Conflicts & War

Displaced Ukrainians concerned about family in annexed areas

By Rostyslav Averkuk

Lviv, Ukraine, Oct 2 (EFE).- Ukrainians forced to flee their homes have been concerned about their relatives, who still live in the four illegally annexed Russian-occupied regions.

“I am shocked about the illegal annexation but believe that Mariupol will be free again,” says Andriy, who moved to Lviv from Mariupol ahead of the Russian invasion of Ukraine.

Andriy, together with his wife Aliona, attends a meeting for the internally displaced Ukrainians in a Lviv center to talk about their culture, cuisine and history and get support from the people who have also lost their homes to the Russian occupation in Kherson, Zaporizhzhia, Donetsk, Luhansk, Kharkiv and Crimea.

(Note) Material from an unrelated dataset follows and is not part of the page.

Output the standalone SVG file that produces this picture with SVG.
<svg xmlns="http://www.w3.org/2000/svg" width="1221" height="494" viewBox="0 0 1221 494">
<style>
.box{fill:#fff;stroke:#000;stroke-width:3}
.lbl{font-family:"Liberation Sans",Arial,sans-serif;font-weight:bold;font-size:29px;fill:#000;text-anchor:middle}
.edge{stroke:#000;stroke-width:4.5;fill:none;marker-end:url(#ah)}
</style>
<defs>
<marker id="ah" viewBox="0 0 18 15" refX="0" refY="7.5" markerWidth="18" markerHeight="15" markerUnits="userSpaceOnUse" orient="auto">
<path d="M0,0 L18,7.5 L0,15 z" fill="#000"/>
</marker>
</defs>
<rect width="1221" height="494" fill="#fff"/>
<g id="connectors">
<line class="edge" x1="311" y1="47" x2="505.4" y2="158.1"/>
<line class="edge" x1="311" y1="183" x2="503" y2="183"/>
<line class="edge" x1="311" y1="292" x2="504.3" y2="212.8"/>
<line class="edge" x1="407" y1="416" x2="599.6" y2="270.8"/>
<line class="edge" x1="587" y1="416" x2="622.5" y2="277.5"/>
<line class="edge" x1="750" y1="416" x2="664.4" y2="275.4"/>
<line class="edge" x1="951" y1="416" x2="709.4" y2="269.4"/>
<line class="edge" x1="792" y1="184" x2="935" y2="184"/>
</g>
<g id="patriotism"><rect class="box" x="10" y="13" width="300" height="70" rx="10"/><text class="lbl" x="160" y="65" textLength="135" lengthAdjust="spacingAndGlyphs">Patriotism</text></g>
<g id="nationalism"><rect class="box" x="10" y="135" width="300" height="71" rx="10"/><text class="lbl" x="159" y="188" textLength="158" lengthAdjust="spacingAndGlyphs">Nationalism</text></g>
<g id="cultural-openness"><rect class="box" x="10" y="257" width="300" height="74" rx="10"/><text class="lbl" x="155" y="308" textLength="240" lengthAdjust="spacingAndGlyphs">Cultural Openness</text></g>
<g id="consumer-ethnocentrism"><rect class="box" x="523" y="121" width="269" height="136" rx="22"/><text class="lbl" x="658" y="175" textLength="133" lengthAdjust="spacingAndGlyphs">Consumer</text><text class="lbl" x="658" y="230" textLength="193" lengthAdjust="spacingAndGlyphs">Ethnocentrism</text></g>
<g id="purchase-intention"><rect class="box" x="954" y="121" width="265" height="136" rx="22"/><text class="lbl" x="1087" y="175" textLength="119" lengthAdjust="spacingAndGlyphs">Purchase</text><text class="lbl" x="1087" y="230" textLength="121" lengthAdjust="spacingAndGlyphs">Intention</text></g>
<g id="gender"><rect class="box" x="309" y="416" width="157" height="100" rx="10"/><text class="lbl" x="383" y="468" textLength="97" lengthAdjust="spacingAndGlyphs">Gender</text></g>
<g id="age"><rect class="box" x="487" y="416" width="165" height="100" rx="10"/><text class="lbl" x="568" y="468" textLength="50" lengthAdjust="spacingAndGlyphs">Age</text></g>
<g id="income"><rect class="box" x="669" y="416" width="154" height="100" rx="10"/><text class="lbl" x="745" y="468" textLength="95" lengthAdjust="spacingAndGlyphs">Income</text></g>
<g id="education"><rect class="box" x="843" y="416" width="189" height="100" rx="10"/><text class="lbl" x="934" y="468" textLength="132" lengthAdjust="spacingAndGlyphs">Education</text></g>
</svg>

Aliona is worried about her parents who cannot leave the city because they have to take care of her elderly grandmother.

“The invaders treat the locals badly. My mother feels like an alien there. She is depressed and cries all the time,” Aliona tells Efe.

“This used to be our favorite place,” says another Mariupol native, while showing a picture of the local theater that was destroyed by Russian strikes in March, leaving dozens killed.

“It was always full of happy people and now it’s become a source of immense grief where Russians are trying to stage new plays as if nothing happened,” she adds.

She says that Russian president Vladimir Putin’s decision to annex Ukraine’s Donetsk and Luhansk, as well as Kherson and Zaporizhzhia, does not really change anything for her.

“Mariupol is Ukraine,” a slogan she chants together with several other employees of the center that seeks to support the displaced residents of the seaside city in Lviv.

Olesia Milovanova, head of Luhansk Ethnographic Museum, does not seem surprised by the annexation either.

“It’s hardly any news, it was clear Russia wanted to do that,” she tells Efe.

Milovanova says people are trying to leave the annexed area but some are not able to do so.

“Some are afraid to leave because their empty houses would then be taken over by the Russian soldiers.”

Milovanova points out that she just heard that her friend was taken into a makeshift prison, while her car was confiscated.

Milovanova, as well as her employees, was forced to leave Luhansk after the war broke out in 2014, but she believes she will be back by next spring.

“Probably next spring we will be home,” she highlights, predicting that the Ukrainian army is likely to move deeper after recapturing the key eastern city of Lyman.

Amet Bekir, a Crimean Tatar who had to abandon his job as a tour guide at the Bakhchisaray Palace in 2014, is now hopeful that he will be able to return to his home, where his father is buried.

“Keep calm and believe in the Ukrainian Armed Forces,” he says. “Light will overcome darkness.”